▶ Exercise directions: Copy exactly the lines that run from the top of the listing to the line containing "l\u2019export de l\u2019huile", both ends included, and omit the pictures.

▶ Data lines:
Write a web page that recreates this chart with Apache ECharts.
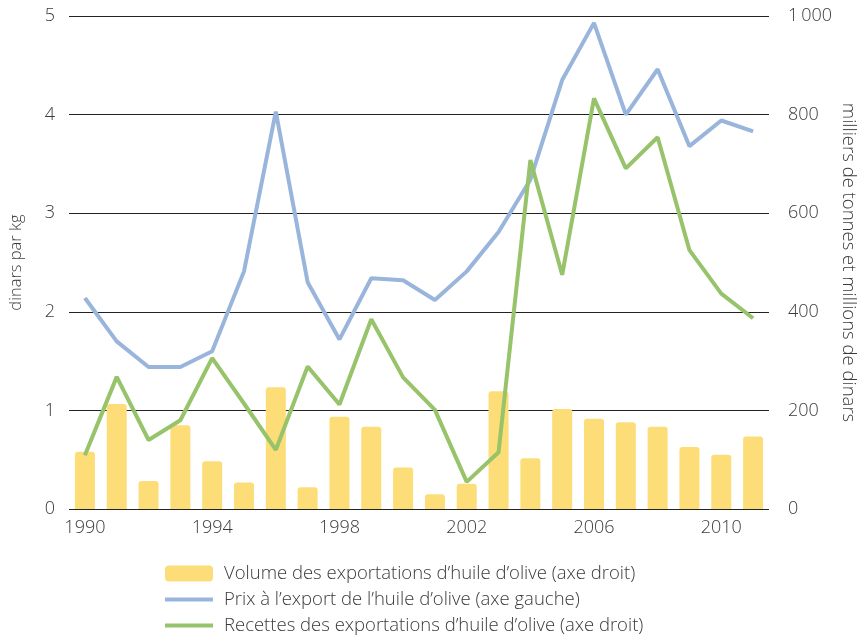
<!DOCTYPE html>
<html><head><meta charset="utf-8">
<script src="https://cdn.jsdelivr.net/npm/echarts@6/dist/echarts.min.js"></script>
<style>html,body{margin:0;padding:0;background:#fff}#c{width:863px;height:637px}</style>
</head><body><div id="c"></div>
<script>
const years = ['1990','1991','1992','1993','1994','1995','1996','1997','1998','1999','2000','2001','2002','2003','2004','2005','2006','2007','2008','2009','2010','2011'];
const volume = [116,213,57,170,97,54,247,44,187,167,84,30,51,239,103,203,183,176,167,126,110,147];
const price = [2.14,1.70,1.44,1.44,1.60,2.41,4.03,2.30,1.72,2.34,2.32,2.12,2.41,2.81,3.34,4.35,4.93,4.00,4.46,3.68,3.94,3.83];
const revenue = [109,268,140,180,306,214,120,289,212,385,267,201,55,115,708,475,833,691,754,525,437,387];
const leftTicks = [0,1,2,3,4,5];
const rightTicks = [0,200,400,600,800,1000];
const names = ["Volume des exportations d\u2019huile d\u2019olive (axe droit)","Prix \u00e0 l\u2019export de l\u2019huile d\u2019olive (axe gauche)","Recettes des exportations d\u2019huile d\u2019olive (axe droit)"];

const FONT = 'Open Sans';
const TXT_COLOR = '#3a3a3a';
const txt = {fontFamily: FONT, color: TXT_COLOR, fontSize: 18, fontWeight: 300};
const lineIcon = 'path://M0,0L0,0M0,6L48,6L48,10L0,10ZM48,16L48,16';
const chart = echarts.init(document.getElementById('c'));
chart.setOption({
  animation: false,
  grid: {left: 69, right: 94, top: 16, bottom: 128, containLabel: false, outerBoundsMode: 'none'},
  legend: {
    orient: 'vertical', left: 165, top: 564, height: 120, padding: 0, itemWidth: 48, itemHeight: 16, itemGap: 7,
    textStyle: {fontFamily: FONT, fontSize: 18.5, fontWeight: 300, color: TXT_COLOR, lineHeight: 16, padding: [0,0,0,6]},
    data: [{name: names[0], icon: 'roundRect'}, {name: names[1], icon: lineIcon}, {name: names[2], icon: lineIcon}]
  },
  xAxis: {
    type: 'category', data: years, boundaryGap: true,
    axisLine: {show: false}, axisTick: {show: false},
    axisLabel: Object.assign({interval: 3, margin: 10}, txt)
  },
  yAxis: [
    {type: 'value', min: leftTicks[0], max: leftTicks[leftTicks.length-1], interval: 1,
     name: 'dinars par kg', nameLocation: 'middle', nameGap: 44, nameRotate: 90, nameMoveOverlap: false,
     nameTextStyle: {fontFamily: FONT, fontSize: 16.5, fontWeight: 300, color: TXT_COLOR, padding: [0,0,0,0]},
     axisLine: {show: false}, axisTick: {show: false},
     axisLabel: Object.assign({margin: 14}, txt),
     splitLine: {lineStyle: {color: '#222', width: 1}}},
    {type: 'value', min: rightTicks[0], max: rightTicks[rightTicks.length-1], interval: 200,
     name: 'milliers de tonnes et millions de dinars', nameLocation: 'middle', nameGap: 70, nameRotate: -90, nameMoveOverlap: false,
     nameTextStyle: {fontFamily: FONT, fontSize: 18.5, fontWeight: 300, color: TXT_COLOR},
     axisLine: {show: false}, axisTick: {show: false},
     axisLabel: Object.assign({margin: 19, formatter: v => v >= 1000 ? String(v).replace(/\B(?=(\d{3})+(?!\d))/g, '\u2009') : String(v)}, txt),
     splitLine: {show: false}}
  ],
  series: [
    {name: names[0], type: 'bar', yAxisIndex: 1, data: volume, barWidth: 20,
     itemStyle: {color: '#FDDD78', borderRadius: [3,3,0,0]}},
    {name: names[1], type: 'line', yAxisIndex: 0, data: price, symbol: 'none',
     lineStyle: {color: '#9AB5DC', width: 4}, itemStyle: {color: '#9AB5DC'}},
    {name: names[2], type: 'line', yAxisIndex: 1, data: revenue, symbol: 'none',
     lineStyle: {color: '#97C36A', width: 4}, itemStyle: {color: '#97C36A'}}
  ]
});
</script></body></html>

▶ Problem solution:
Write a web page that recreates this chart with Apache ECharts.
<!DOCTYPE html>
<html><head><meta charset="utf-8">
<script src="https://cdn.jsdelivr.net/npm/echarts@6/dist/echarts.min.js"></script>
<style>html,body{margin:0;padding:0;background:#fff}#c{width:863px;height:637px}</style>
</head><body><div id="c"></div>
<script>
const years = ['1990','1991','1992','1993','1994','1995','1996','1997','1998','1999','2000','2001','2002','2003','2004','2005','2006','2007','2008','2009','2010','2011'];
const volume = [116,213,57,170,97,54,247,44,187,167,84,30,51,239,103,203,183,176,167,126,110,147];
const price = [2.14,1.70,1.44,1.44,1.60,2.41,4.03,2.30,1.72,2.34,2.32,2.12,2.41,2.81,3.34,4.35,4.93,4.00,4.46,3.68,3.94,3.83];
const revenue = [109,268,140,180,306,214,120,289,212,385,267,201,55,115,708,475,833,691,754,525,437,387];
const leftTicks = [0,1,2,3,4,5];
const rightTicks = [0,200,400,600,800,1000];
const names = ["Volume des exportations d\u2019huile d\u2019olive (axe droit)","Prix \u00e0 l\u2019export de l\u2019huile d\u2019olive (axe gauche)","Recettes des exportations d\u2019huile d\u2019olive (axe droit)"];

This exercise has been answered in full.